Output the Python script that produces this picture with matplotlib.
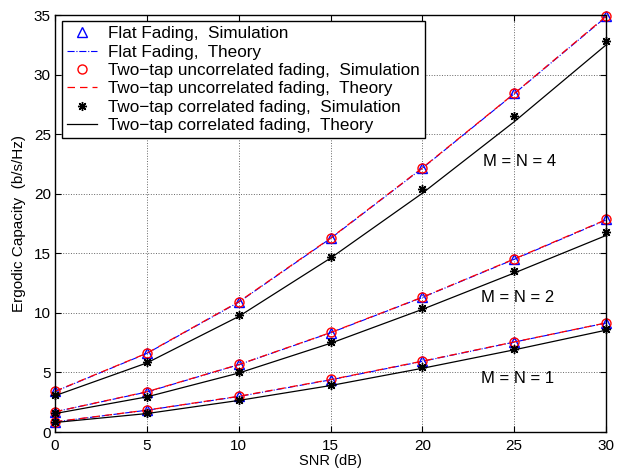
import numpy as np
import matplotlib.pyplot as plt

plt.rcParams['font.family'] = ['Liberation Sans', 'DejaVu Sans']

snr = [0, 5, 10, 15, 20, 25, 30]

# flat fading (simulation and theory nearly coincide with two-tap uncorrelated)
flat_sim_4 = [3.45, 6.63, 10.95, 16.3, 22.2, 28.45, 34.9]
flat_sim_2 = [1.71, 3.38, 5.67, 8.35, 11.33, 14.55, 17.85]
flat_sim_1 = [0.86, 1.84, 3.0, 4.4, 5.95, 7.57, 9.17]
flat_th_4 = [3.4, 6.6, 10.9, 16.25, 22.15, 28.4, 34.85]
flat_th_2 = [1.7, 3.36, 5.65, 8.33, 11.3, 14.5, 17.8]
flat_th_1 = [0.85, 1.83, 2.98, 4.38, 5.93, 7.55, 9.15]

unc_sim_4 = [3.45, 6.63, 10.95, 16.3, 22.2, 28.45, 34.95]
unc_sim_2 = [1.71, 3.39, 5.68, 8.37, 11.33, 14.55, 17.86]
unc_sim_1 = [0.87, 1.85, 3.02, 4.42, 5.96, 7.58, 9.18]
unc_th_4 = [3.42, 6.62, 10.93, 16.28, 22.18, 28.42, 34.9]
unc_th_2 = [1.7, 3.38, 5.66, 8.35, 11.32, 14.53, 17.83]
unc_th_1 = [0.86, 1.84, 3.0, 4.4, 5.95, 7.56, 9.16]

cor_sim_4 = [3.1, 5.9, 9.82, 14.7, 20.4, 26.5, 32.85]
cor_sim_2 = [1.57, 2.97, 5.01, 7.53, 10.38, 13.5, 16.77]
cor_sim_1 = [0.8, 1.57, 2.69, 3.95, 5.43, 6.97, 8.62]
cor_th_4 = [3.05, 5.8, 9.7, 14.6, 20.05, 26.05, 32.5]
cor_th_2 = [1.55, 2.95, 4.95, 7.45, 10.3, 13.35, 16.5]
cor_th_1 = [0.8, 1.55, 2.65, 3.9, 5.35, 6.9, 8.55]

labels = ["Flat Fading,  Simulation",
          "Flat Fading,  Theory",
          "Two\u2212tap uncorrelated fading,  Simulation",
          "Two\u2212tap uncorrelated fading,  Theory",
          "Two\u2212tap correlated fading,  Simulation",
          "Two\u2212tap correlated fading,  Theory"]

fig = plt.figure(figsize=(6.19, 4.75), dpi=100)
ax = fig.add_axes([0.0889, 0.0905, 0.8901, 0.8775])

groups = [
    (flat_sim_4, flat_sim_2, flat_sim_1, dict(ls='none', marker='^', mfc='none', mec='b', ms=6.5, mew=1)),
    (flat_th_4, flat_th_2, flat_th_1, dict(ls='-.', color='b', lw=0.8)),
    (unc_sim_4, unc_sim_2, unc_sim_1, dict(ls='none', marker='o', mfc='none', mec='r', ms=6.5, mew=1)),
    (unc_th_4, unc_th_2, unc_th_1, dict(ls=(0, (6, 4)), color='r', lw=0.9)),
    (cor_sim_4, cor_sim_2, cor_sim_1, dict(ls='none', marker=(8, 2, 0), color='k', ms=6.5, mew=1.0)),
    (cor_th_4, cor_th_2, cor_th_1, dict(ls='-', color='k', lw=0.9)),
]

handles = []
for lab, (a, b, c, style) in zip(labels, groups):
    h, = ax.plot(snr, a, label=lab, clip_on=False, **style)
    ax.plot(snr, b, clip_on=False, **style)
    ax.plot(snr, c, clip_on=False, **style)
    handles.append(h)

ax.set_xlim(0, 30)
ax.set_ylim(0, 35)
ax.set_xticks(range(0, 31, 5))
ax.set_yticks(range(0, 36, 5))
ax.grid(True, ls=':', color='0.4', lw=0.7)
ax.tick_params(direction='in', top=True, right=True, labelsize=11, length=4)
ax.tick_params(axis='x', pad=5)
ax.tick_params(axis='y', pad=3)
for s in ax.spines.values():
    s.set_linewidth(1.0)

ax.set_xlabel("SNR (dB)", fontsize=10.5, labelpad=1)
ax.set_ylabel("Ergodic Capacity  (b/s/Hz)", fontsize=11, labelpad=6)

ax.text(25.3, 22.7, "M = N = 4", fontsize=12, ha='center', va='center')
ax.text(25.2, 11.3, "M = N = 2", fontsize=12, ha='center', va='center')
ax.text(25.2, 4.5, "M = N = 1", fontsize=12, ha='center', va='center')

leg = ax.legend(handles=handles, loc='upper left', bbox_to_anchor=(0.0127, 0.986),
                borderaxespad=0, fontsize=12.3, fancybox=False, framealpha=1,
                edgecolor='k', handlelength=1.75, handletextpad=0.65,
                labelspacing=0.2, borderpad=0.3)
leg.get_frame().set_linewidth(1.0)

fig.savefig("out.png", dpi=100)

- Problem to solve: Copy all the data exactly as written, but skip any picture.

- Output of the task:
Output the Python script that produces this picture with matplotlib.
import numpy as np
import matplotlib.pyplot as plt

plt.rcParams['font.family'] = ['Liberation Sans', 'DejaVu Sans']

snr = [0, 5, 10, 15, 20, 25, 30]

# flat fading (simulation and theory nearly coincide with two-tap uncorrelated)
flat_sim_4 = [3.45, 6.63, 10.95, 16.3, 22.2, 28.45, 34.9]
flat_sim_2 = [1.71, 3.38, 5.67, 8.35, 11.33, 14.55, 17.85]
flat_sim_1 = [0.86, 1.84, 3.0, 4.4, 5.95, 7.57, 9.17]
flat_th_4 = [3.4, 6.6, 10.9, 16.25, 22.15, 28.4, 34.85]
flat_th_2 = [1.7, 3.36, 5.65, 8.33, 11.3, 14.5, 17.8]
flat_th_1 = [0.85, 1.83, 2.98, 4.38, 5.93, 7.55, 9.15]

unc_sim_4 = [3.45, 6.63, 10.95, 16.3, 22.2, 28.45, 34.95]
unc_sim_2 = [1.71, 3.39, 5.68, 8.37, 11.33, 14.55, 17.86]
unc_sim_1 = [0.87, 1.85, 3.02, 4.42, 5.96, 7.58, 9.18]
unc_th_4 = [3.42, 6.62, 10.93, 16.28, 22.18, 28.42, 34.9]
unc_th_2 = [1.7, 3.38, 5.66, 8.35, 11.32, 14.53, 17.83]
unc_th_1 = [0.86, 1.84, 3.0, 4.4, 5.95, 7.56, 9.16]

cor_sim_4 = [3.1, 5.9, 9.82, 14.7, 20.4, 26.5, 32.85]
cor_sim_2 = [1.57, 2.97, 5.01, 7.53, 10.38, 13.5, 16.77]
cor_sim_1 = [0.8, 1.57, 2.69, 3.95, 5.43, 6.97, 8.62]
cor_th_4 = [3.05, 5.8, 9.7, 14.6, 20.05, 26.05, 32.5]
cor_th_2 = [1.55, 2.95, 4.95, 7.45, 10.3, 13.35, 16.5]
cor_th_1 = [0.8, 1.55, 2.65, 3.9, 5.35, 6.9, 8.55]

labels = ["Flat Fading,  Simulation",
          "Flat Fading,  Theory",
          "Two\u2212tap uncorrelated fading,  Simulation",
          "Two\u2212tap uncorrelated fading,  Theory",
          "Two\u2212tap correlated fading,  Simulation",
          "Two\u2212tap correlated fading,  Theory"]

fig = plt.figure(figsize=(6.19, 4.75), dpi=100)
ax = fig.add_axes([0.0889, 0.0905, 0.8901, 0.8775])

groups = [
    (flat_sim_4, flat_sim_2, flat_sim_1, dict(ls='none', marker='^', mfc='none', mec='b', ms=6.5, mew=1)),
    (flat_th_4, flat_th_2, flat_th_1, dict(ls='-.', color='b', lw=0.8)),
    (unc_sim_4, unc_sim_2, unc_sim_1, dict(ls='none', marker='o', mfc='none', mec='r', ms=6.5, mew=1)),
    (unc_th_4, unc_th_2, unc_th_1, dict(ls=(0, (6, 4)), color='r', lw=0.9)),
    (cor_sim_4, cor_sim_2, cor_sim_1, dict(ls='none', marker=(8, 2, 0), color='k', ms=6.5, mew=1.0)),
    (cor_th_4, cor_th_2, cor_th_1, dict(ls='-', color='k', lw=0.9)),
]

handles = []
for lab, (a, b, c, style) in zip(labels, groups):
    h, = ax.plot(snr, a, label=lab, clip_on=False, **style)
    ax.plot(snr, b, clip_on=False, **style)
    ax.plot(snr, c, clip_on=False, **style)
    handles.append(h)

ax.set_xlim(0, 30)
ax.set_ylim(0, 35)
ax.set_xticks(range(0, 31, 5))
ax.set_yticks(range(0, 36, 5))
ax.grid(True, ls=':', color='0.4', lw=0.7)
ax.tick_params(direction='in', top=True, right=True, labelsize=11, length=4)
ax.tick_params(axis='x', pad=5)
ax.tick_params(axis='y', pad=3)
for s in ax.spines.values():
    s.set_linewidth(1.0)

ax.set_xlabel("SNR (dB)", fontsize=10.5, labelpad=1)
ax.set_ylabel("Ergodic Capacity  (b/s/Hz)", fontsize=11, labelpad=6)

ax.text(25.3, 22.7, "M = N = 4", fontsize=12, ha='center', va='center')
ax.text(25.2, 11.3, "M = N = 2", fontsize=12, ha='center', va='center')
ax.text(25.2, 4.5, "M = N = 1", fontsize=12, ha='center', va='center')

leg = ax.legend(handles=handles, loc='upper left', bbox_to_anchor=(0.0127, 0.986),
                borderaxespad=0, fontsize=12.3, fancybox=False, framealpha=1,
                edgecolor='k', handlelength=1.75, handletextpad=0.65,
                labelspacing=0.2, borderpad=0.3)
leg.get_frame().set_linewidth(1.0)

fig.savefig("out.png", dpi=100)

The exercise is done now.